(Rows from a dataset of charts and code)

# # # # #

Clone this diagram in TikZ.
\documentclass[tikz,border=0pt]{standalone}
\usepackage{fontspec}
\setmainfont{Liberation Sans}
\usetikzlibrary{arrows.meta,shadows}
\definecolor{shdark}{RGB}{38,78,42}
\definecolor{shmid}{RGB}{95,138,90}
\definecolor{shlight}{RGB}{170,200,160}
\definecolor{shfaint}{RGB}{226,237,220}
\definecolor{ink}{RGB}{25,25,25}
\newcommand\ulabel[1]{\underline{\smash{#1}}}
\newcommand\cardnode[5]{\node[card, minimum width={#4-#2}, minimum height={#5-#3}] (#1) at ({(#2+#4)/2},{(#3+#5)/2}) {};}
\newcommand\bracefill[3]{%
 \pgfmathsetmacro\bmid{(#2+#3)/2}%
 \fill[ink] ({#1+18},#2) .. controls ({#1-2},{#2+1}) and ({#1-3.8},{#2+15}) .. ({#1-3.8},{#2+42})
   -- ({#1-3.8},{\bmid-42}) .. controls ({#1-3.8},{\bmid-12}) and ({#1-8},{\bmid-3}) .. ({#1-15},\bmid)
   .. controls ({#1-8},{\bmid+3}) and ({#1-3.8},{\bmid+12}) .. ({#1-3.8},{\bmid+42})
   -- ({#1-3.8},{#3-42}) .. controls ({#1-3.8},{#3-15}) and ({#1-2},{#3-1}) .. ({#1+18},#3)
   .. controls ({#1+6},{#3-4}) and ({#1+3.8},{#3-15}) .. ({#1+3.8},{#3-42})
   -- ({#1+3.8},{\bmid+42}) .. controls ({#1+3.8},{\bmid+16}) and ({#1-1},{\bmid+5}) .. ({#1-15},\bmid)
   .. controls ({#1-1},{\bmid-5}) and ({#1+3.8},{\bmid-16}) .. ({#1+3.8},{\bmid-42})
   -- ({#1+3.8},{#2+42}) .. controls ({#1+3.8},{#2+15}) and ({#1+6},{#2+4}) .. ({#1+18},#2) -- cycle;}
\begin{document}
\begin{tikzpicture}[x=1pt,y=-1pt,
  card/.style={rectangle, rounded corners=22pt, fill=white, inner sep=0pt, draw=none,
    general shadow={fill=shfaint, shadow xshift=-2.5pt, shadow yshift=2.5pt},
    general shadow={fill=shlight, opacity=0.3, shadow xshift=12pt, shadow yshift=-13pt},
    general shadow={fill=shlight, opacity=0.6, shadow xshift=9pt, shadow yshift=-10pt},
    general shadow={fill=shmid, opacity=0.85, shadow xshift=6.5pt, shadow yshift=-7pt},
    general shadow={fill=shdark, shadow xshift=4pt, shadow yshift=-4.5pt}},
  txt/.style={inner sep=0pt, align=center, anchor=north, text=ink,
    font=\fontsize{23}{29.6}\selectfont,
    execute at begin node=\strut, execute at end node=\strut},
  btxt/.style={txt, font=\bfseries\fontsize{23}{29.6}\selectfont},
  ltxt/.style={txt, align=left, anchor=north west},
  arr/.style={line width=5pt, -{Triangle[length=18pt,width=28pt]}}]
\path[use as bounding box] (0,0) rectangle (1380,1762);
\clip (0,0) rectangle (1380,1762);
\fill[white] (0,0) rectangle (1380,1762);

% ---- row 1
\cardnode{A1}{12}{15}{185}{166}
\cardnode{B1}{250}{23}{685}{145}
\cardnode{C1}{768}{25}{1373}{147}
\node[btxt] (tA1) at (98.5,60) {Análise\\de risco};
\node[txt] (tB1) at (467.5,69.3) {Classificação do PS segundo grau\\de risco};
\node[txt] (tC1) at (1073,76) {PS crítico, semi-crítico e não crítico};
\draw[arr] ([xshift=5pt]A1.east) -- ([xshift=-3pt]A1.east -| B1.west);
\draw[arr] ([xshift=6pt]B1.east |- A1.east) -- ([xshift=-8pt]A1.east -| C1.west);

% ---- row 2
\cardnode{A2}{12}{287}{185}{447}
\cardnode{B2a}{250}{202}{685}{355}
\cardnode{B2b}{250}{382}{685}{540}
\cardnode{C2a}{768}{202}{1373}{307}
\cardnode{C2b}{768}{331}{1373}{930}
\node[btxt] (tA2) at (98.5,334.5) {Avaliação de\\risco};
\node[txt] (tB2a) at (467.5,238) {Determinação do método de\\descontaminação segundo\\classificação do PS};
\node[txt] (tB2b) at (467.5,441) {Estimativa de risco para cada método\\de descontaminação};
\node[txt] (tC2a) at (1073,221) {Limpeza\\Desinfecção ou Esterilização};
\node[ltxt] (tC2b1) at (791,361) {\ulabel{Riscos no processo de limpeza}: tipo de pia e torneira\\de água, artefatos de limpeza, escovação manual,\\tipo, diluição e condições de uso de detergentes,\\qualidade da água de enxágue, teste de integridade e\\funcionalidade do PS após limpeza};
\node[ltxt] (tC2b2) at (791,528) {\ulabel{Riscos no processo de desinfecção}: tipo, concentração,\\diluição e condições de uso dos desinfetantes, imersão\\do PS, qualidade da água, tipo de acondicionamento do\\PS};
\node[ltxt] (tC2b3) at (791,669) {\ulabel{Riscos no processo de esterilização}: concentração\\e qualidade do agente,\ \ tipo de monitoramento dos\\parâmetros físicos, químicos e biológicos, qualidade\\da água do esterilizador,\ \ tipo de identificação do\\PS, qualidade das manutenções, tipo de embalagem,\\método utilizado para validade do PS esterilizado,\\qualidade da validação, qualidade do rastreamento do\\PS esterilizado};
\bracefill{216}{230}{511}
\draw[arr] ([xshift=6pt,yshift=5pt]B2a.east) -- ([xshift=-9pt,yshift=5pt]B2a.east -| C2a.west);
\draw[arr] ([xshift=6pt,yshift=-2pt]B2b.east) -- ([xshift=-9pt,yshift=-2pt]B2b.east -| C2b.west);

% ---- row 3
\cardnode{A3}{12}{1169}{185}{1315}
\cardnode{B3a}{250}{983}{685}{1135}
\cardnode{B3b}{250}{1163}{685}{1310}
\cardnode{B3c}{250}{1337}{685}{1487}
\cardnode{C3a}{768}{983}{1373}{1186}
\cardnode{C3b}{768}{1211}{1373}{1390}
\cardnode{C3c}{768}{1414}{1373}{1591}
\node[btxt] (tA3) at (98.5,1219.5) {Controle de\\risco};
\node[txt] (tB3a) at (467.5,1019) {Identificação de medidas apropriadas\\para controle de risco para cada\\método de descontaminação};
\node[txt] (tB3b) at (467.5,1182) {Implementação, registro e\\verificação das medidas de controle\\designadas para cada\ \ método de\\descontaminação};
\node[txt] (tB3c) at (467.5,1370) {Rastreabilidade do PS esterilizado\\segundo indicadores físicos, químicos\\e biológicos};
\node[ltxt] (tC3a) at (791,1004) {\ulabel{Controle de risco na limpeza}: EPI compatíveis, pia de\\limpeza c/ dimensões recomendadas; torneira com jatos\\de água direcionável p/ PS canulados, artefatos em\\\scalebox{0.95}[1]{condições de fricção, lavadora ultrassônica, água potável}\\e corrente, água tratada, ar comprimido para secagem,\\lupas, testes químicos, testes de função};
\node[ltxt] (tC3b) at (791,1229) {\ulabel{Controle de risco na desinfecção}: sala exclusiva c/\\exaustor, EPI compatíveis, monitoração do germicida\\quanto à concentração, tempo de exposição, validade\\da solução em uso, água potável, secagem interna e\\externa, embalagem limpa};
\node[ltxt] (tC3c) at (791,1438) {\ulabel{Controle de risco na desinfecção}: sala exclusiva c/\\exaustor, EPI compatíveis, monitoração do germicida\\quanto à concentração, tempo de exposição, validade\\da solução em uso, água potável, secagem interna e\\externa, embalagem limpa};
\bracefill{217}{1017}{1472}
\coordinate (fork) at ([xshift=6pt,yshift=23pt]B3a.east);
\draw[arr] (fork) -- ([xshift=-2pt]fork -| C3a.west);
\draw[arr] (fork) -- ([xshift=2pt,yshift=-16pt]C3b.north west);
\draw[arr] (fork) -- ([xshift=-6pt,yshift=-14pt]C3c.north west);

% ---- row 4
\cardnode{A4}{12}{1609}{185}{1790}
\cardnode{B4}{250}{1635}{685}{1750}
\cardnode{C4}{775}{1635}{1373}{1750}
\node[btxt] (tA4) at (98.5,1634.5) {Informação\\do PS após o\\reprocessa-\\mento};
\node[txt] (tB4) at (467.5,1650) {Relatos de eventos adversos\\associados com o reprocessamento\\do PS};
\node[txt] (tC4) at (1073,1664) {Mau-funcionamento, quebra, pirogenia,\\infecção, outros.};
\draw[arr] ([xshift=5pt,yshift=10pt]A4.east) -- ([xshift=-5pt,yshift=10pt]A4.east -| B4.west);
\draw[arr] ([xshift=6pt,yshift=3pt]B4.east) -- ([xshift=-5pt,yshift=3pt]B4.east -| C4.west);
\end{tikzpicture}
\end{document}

# # # # #

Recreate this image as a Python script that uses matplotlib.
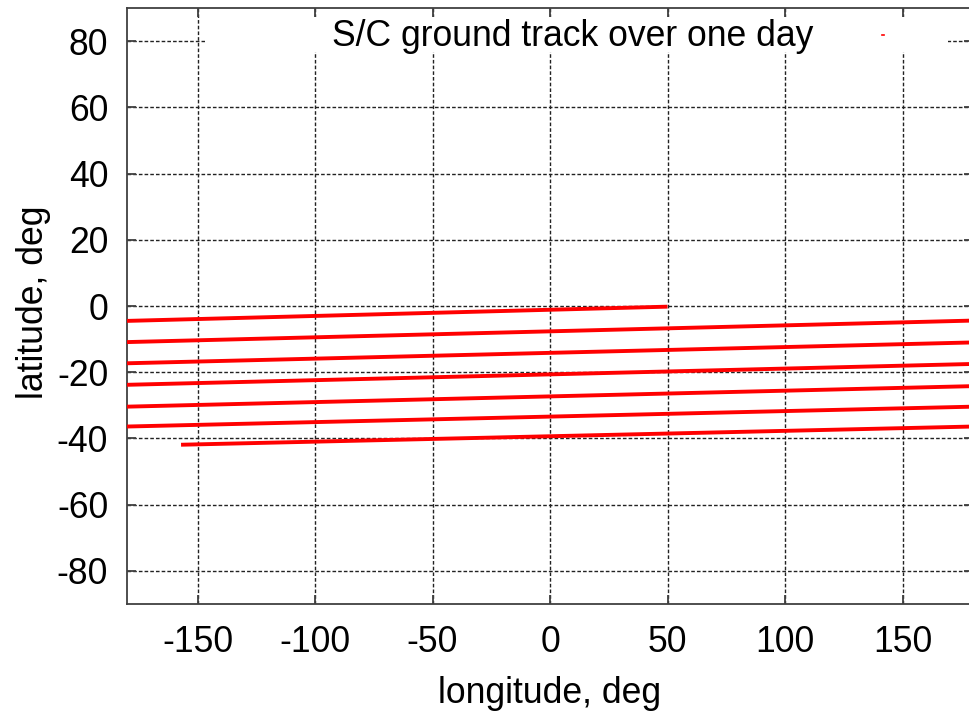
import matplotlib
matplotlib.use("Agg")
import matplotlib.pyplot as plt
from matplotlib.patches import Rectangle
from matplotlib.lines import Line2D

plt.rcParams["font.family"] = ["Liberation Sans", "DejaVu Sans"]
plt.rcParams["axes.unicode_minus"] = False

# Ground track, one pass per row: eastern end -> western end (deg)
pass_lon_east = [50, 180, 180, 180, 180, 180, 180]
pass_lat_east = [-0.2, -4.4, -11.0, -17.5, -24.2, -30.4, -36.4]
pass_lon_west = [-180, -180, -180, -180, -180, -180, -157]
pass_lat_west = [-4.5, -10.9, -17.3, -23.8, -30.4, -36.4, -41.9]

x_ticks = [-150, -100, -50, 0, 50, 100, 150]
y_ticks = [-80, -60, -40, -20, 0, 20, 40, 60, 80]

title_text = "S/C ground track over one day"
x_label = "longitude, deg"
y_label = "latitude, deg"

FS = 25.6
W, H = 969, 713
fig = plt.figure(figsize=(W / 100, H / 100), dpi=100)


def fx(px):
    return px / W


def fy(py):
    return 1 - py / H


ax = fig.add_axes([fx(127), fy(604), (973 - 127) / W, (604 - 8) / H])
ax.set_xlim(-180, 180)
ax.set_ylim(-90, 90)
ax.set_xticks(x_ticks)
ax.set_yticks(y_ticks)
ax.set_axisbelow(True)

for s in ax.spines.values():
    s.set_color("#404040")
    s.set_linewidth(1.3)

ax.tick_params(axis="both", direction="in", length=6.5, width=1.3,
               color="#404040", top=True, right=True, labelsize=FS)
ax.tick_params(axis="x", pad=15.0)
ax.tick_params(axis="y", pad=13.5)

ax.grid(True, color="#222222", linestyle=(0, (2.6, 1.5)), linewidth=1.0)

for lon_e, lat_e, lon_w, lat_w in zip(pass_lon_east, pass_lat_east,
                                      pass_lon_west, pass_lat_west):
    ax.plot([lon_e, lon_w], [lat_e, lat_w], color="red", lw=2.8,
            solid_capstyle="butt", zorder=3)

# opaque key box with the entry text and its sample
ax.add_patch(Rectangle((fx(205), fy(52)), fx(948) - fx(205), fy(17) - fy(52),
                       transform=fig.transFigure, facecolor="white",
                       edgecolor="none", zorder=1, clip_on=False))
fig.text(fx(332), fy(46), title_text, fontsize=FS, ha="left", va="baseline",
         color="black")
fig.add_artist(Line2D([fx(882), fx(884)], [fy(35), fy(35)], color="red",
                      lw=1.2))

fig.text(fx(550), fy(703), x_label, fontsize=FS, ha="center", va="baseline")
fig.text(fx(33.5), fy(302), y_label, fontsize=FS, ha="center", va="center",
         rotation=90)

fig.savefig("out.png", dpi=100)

# # # # #

- YOUR INSTRUCTIONS:
Where does the word "this" appear? Return each line that holds it.

- SOLVED EXERCISE:
Clone this diagram in TikZ.
Recreate this image as a Python script that uses matplotlib.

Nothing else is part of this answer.